[start of Provided material]
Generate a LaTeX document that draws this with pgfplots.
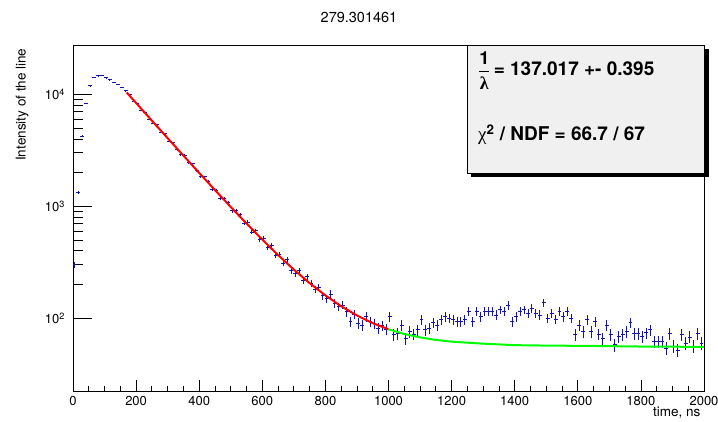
\documentclass[border=0pt]{standalone}
\usepackage{amsmath}
\usepackage{fontspec}
\setmainfont{TeX Gyre Heros}
\newfontfamily\greek{Liberation Serif}
\usepackage{pgfplots}
\pgfplotsset{compat=1.18}
\definecolor{databl}{RGB}{20,20,175}
\definecolor{boxgray}{RGB}{240,240,240}
\definecolor{fitgreen}{RGB}{0,255,0}
\pgfplotstableread{
x y ey
4.5 300 17
17 1330 36
29.5 4250 65
42 8300 91
54.5 11900 109
67 14300 120
79.5 14700 121
92 14750 121
104.5 14100 119
117 13500 116
129.5 12900 114
142 12250 111
154.5 11600 108
167 10750 104
179.5 9900 99
192 8690 94
204.5 8300 90
217 7210 86
229.5 6890 83
242 6020 78
254.5 5530 75
267 5330 72
279.5 4590 68
292 4430 66
304.5 3815 62
317 3700 60
329.5 3190 57
342 2885 54
354.5 2860 53
367 2440 50
379.5 2390 48
392 2070 46
404.5 1830 43
417 1830 42
429.5 1680 40
442 1410 38
454.5 1395 37
467 1180 35
479.5 1170 34
492 1085 33
504.5 910 31
517 910 30
529.5 842 29
542 703 27
554.5 722 26
567 588 25
579.5 605 24
592 505 23
604.5 520 22
617 425 21
629.5 446 21
642 363 19
654.5 375 19
667 311 18
679.5 332 18
692 268 17
704.5 252 16
717 268 16
729.5 216 15
742 236 15
754.5 205 14
767 181 13
779.5 189 14
792 160 13
804.5 150 12
817 164 13
829.5 136 12
842 127 11
854.5 131 11
867 114 11
879.5 93 10
892 109 10
904.5 90 9.5
917 87 9.3
929.5 103 10
942 93 9.6
954.5 89 9.4
967 81 9
979.5 86 9.3
992 80 8.9
1004.5 103 10
1017 71 8.4
1029.5 73 8.5
1042 87 9.3
1054.5 66 8.1
1067 76 8.7
1079.5 72 8.5
1092 79 8.9
1104.5 97 9.8
1117 79 8.9
1129.5 81 9
1142 91 9.5
1154.5 87 9.3
1167 97 9.8
1179.5 103 10
1192 100 10
1204.5 97 9.8
1217 93 9.6
1229.5 93 9.6
1242 97 9.8
1254.5 115 10.7
1267 93 9.6
1279.5 115 10.7
1292 103 10
1304.5 115 10.7
1317 115 10.7
1329.5 115 10.7
1342 107 10.3
1354.5 119 10.9
1367 115 10.7
1379.5 131 11.4
1392 93 9.6
1404.5 103 10
1417 115 10.7
1429.5 119 10.9
1442 111 10.5
1454.5 123 11.1
1467 111 10.5
1479.5 107 10.3
1492 138 11.7
1504.5 100 10
1517 111 10.5
1529.5 98 9.9
1542 115 10.7
1554.5 103 10
1567 115 10.7
1579.5 100 10
1592 71 8.4
1604.5 87 9.3
1617 76 8.7
1629.5 97 9.8
1642 76 8.7
1654.5 93 9.6
1667 72 8.5
1679.5 66 8.1
1692 87 9.3
1704.5 71 8.4
1717 58 7.6
1729.5 69 8.3
1742 71 8.4
1754.5 76 8.7
1767 91 9.5
1779.5 73 8.5
1792 73 8.5
1804.5 69 8.3
1817 74 8.6
1829.5 79 8.9
1842 62 7.9
1854.5 62 7.9
1867 62 7.9
1879.5 54 7.3
1892 73 8.5
1904.5 56 7.5
1917 52 7.2
1929.5 71 8.4
1942 60 7.7
1954.5 68 8.2
1967 56 7.5
1979.5 73 8.5
1992 60 7.7
}\datatable
\begin{document}
\begin{tikzpicture}[x=1pt,y=1pt]
\useasboundingbox (0,0) rectangle (718,422);
\begin{axis}[
  at={(73pt,31pt)}, anchor=south west,
  scale only axis, width=631pt, height=346pt,
  xmin=0, xmax=2000, ymode=log, ymin=22.4, ymax=27600,
  axis line style={line width=0.8pt, black},
  tick align=inside,
  xtick={0,200,...,2000},
  minor x tick num=3,
  ytick={100,1000,10000},
  yticklabels={10\textsuperscript{2},10\textsuperscript{3},10\textsuperscript{4}},
  major tick length=19pt, minor tick length=9.5pt,
  xtick style={/pgfplots/major tick length=11pt,/pgfplots/minor tick length=5.5pt},
  tick style={black, line width=0.8pt},
  xtick pos=bottom, ytick pos=left,
  /pgf/number format/assume math mode=true,
  /pgf/number format/1000 sep={},
  xticklabel style={font=\fontsize{13}{13}\selectfont, yshift=-1.4pt},
  yticklabel style={font=\fontsize{13}{13}\selectfont, xshift=-4.5pt},
]
\addplot[color=databl, draw=none, mark=none,
  error bars/.cd, y dir=both, y explicit, x dir=both, x fixed=6.25,
  error mark=none, error bar style={color=databl, draw=databl, line width=0.9pt}]
  table[x=x, y=y, y error=ey] {\datatable};
\addplot[red, line width=2pt] coordinates {
(170,10405) (200,8372) (250,5826) (300,4061) (350,2838) (400,1987)
(450,1397) (500,986) (550,702) (600,504) (650,367) (700,272)
(750,206) (800,160) (850,128) (900,106) (950,90.4) (1000,79.7)};
\addplot[fitgreen, line width=2pt] coordinates {
(1000,79.7) (1050,72.3) (1100,67.5) (1150,64) (1200,61.8) (1250,60.5)
(1300,59.3) (1400,57.5) (1500,57) (1640,56.6) (1800,55.9) (2000,55.5)};
\end{axis}
\node[rotate=90, anchor=base east, font=\fontsize{13.5}{13.5}\selectfont] at (25.5,377) {Intensity of the line};
\node[anchor=base east, font=\fontsize{13.5}{13.5}\selectfont] at (704,5) {time, ns};
\node[anchor=base, font=\fontsize{14.5}{14.5}\selectfont] at (359,399) {279.301461};
\fill[black] (471,245) rectangle (708.5,373);
\filldraw[fill=boxgray, draw=black, line width=0.8pt] (467,249) rectangle (704.5,377);
\node[anchor=base west, inner sep=0pt, font=\fontsize{19}{19}\selectfont\bfseries] at (478,346.3)
  {$\genfrac{}{}{1.6pt}{0}{\mbox{\fontsize{18}{18}\selectfont\bfseries 1}}{\mbox{\fontsize{18}{18}\selectfont\greek λ}}$\,= 137.017 +- 0.395};
\node[anchor=base west, inner sep=0pt, font=\fontsize{19}{19}\selectfont\bfseries] at (478,281.3)
  {{\greek\mdseries χ}\textsuperscript{2} / NDF = 66.7 / 67};
\end{tikzpicture}
\end{document}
[end of Provided material]
**Given problem**
Exclude every picture and copy the remaining data exactly.

**Result of this exercise**
Generate a LaTeX document that draws this with pgfplots.
\documentclass[border=0pt]{standalone}
\usepackage{amsmath}
\usepackage{fontspec}
\setmainfont{TeX Gyre Heros}
\newfontfamily\greek{Liberation Serif}
\usepackage{pgfplots}
\pgfplotsset{compat=1.18}
\definecolor{databl}{RGB}{20,20,175}
\definecolor{boxgray}{RGB}{240,240,240}
\definecolor{fitgreen}{RGB}{0,255,0}
\pgfplotstableread{
x y ey
4.5 300 17
17 1330 36
29.5 4250 65
42 8300 91
54.5 11900 109
67 14300 120
79.5 14700 121
92 14750 121
104.5 14100 119
117 13500 116
129.5 12900 114
142 12250 111
154.5 11600 108
167 10750 104
179.5 9900 99
192 8690 94
204.5 8300 90
217 7210 86
229.5 6890 83
242 6020 78
254.5 5530 75
267 5330 72
279.5 4590 68
292 4430 66
304.5 3815 62
317 3700 60
329.5 3190 57
342 2885 54
354.5 2860 53
367 2440 50
379.5 2390 48
392 2070 46
404.5 1830 43
417 1830 42
429.5 1680 40
442 1410 38
454.5 1395 37
467 1180 35
479.5 1170 34
492 1085 33
504.5 910 31
517 910 30
529.5 842 29
542 703 27
554.5 722 26
567 588 25
579.5 605 24
592 505 23
604.5 520 22
617 425 21
629.5 446 21
642 363 19
654.5 375 19
667 311 18
679.5 332 18
692 268 17
704.5 252 16
717 268 16
729.5 216 15
742 236 15
754.5 205 14
767 181 13
779.5 189 14
792 160 13
804.5 150 12
817 164 13
829.5 136 12
842 127 11
854.5 131 11
867 114 11
879.5 93 10
892 109 10
904.5 90 9.5
917 87 9.3
929.5 103 10
942 93 9.6
954.5 89 9.4
967 81 9
979.5 86 9.3
992 80 8.9
1004.5 103 10
1017 71 8.4
1029.5 73 8.5
1042 87 9.3
1054.5 66 8.1
1067 76 8.7
1079.5 72 8.5
1092 79 8.9
1104.5 97 9.8
1117 79 8.9
1129.5 81 9
1142 91 9.5
1154.5 87 9.3
1167 97 9.8
1179.5 103 10
1192 100 10
1204.5 97 9.8
1217 93 9.6
1229.5 93 9.6
1242 97 9.8
1254.5 115 10.7
1267 93 9.6
1279.5 115 10.7
1292 103 10
1304.5 115 10.7
1317 115 10.7
1329.5 115 10.7
1342 107 10.3
1354.5 119 10.9
1367 115 10.7
1379.5 131 11.4
1392 93 9.6
1404.5 103 10
1417 115 10.7
1429.5 119 10.9
1442 111 10.5
1454.5 123 11.1
1467 111 10.5
1479.5 107 10.3
1492 138 11.7
1504.5 100 10
1517 111 10.5
1529.5 98 9.9
1542 115 10.7
1554.5 103 10
1567 115 10.7
1579.5 100 10
1592 71 8.4
1604.5 87 9.3
1617 76 8.7
1629.5 97 9.8
1642 76 8.7
1654.5 93 9.6
1667 72 8.5
1679.5 66 8.1
1692 87 9.3
1704.5 71 8.4
1717 58 7.6
1729.5 69 8.3
1742 71 8.4
1754.5 76 8.7
1767 91 9.5
1779.5 73 8.5
1792 73 8.5
1804.5 69 8.3
1817 74 8.6
1829.5 79 8.9
1842 62 7.9
1854.5 62 7.9
1867 62 7.9
1879.5 54 7.3
1892 73 8.5
1904.5 56 7.5
1917 52 7.2
1929.5 71 8.4
1942 60 7.7
1954.5 68 8.2
1967 56 7.5
1979.5 73 8.5
1992 60 7.7
}\datatable
\begin{document}
\begin{tikzpicture}[x=1pt,y=1pt]
\useasboundingbox (0,0) rectangle (718,422);
\begin{axis}[
  at={(73pt,31pt)}, anchor=south west,
  scale only axis, width=631pt, height=346pt,
  xmin=0, xmax=2000, ymode=log, ymin=22.4, ymax=27600,
  axis line style={line width=0.8pt, black},
  tick align=inside,
  xtick={0,200,...,2000},
  minor x tick num=3,
  ytick={100,1000,10000},
  yticklabels={10\textsuperscript{2},10\textsuperscript{3},10\textsuperscript{4}},
  major tick length=19pt, minor tick length=9.5pt,
  xtick style={/pgfplots/major tick length=11pt,/pgfplots/minor tick length=5.5pt},
  tick style={black, line width=0.8pt},
  xtick pos=bottom, ytick pos=left,
  /pgf/number format/assume math mode=true,
  /pgf/number format/1000 sep={},
  xticklabel style={font=\fontsize{13}{13}\selectfont, yshift=-1.4pt},
  yticklabel style={font=\fontsize{13}{13}\selectfont, xshift=-4.5pt},
]
\addplot[color=databl, draw=none, mark=none,
  error bars/.cd, y dir=both, y explicit, x dir=both, x fixed=6.25,
  error mark=none, error bar style={color=databl, draw=databl, line width=0.9pt}]
  table[x=x, y=y, y error=ey] {\datatable};
\addplot[red, line width=2pt] coordinates {
(170,10405) (200,8372) (250,5826) (300,4061) (350,2838) (400,1987)
(450,1397) (500,986) (550,702) (600,504) (650,367) (700,272)
(750,206) (800,160) (850,128) (900,106) (950,90.4) (1000,79.7)};
\addplot[fitgreen, line width=2pt] coordinates {
(1000,79.7) (1050,72.3) (1100,67.5) (1150,64) (1200,61.8) (1250,60.5)
(1300,59.3) (1400,57.5) (1500,57) (1640,56.6) (1800,55.9) (2000,55.5)};
\end{axis}
\node[rotate=90, anchor=base east, font=\fontsize{13.5}{13.5}\selectfont] at (25.5,377) {Intensity of the line};
\node[anchor=base east, font=\fontsize{13.5}{13.5}\selectfont] at (704,5) {time, ns};
\node[anchor=base, font=\fontsize{14.5}{14.5}\selectfont] at (359,399) {279.301461};
\fill[black] (471,245) rectangle (708.5,373);
\filldraw[fill=boxgray, draw=black, line width=0.8pt] (467,249) rectangle (704.5,377);
\node[anchor=base west, inner sep=0pt, font=\fontsize{19}{19}\selectfont\bfseries] at (478,346.3)
  {$\genfrac{}{}{1.6pt}{0}{\mbox{\fontsize{18}{18}\selectfont\bfseries 1}}{\mbox{\fontsize{18}{18}\selectfont\greek λ}}$\,= 137.017 +- 0.395};
\node[anchor=base west, inner sep=0pt, font=\fontsize{19}{19}\selectfont\bfseries] at (478,281.3)
  {{\greek\mdseries χ}\textsuperscript{2} / NDF = 66.7 / 67};
\end{tikzpicture}
\end{document}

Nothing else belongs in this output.